## Problem to solve
The lines below are to be quoted exactly, from the first through the one that contains "const yTicks = [20,25,30,35,40,45];".

# Data segment start

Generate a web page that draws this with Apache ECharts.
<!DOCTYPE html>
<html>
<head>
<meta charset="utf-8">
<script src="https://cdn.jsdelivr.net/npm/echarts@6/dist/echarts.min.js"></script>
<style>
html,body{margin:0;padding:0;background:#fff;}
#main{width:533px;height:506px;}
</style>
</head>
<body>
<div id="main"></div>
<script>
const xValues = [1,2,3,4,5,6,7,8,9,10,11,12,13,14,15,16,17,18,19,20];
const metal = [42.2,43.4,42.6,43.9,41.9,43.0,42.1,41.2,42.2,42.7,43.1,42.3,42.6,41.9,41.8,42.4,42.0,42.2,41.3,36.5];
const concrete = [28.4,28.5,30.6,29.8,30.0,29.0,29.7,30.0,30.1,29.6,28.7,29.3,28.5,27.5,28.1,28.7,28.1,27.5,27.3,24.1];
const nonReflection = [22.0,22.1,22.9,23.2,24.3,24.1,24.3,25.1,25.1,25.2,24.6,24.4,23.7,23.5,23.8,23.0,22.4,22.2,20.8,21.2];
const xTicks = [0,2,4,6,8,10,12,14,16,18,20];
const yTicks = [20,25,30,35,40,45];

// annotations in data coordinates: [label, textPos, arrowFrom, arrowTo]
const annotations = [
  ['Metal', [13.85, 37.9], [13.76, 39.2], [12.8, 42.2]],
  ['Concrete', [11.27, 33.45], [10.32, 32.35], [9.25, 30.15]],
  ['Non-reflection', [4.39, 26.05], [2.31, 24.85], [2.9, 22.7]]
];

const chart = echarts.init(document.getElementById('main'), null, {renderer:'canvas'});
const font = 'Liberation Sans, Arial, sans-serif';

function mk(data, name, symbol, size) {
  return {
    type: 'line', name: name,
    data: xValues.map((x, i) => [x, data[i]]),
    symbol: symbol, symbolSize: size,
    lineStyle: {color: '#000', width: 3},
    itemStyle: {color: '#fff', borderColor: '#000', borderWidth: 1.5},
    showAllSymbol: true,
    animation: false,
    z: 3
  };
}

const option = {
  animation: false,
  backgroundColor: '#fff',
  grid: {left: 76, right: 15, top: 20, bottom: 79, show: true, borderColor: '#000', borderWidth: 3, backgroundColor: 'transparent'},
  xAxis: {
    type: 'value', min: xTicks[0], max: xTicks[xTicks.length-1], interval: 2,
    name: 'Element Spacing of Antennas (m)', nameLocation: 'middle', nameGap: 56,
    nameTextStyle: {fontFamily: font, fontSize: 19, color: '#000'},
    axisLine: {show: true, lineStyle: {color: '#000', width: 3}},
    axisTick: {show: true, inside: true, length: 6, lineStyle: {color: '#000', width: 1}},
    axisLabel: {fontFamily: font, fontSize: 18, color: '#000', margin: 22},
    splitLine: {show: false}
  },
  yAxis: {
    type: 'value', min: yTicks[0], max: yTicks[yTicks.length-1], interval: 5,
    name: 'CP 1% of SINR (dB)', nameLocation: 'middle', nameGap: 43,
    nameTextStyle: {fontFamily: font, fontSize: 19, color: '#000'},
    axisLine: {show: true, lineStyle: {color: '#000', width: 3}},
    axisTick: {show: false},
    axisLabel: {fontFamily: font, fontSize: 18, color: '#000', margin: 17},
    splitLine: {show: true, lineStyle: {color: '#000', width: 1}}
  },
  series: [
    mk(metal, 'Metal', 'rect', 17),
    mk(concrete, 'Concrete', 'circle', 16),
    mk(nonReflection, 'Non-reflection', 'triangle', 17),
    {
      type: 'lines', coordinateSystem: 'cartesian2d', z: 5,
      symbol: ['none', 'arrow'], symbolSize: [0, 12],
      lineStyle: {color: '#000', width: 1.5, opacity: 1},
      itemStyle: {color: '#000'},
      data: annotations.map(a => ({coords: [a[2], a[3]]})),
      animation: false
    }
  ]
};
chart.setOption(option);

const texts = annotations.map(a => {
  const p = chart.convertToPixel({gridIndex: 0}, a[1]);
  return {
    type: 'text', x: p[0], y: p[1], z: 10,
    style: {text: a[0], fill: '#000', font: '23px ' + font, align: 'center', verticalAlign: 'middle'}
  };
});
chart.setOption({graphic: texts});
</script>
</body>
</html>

# Data segment end

## Exercise result
Generate a web page that draws this with Apache ECharts.
<!DOCTYPE html>
<html>
<head>
<meta charset="utf-8">
<script src="https://cdn.jsdelivr.net/npm/echarts@6/dist/echarts.min.js"></script>
<style>
html,body{margin:0;padding:0;background:#fff;}
#main{width:533px;height:506px;}
</style>
</head>
<body>
<div id="main"></div>
<script>
const xValues = [1,2,3,4,5,6,7,8,9,10,11,12,13,14,15,16,17,18,19,20];
const metal = [42.2,43.4,42.6,43.9,41.9,43.0,42.1,41.2,42.2,42.7,43.1,42.3,42.6,41.9,41.8,42.4,42.0,42.2,41.3,36.5];
const concrete = [28.4,28.5,30.6,29.8,30.0,29.0,29.7,30.0,30.1,29.6,28.7,29.3,28.5,27.5,28.1,28.7,28.1,27.5,27.3,24.1];
const nonReflection = [22.0,22.1,22.9,23.2,24.3,24.1,24.3,25.1,25.1,25.2,24.6,24.4,23.7,23.5,23.8,23.0,22.4,22.2,20.8,21.2];
const xTicks = [0,2,4,6,8,10,12,14,16,18,20];
const yTicks = [20,25,30,35,40,45];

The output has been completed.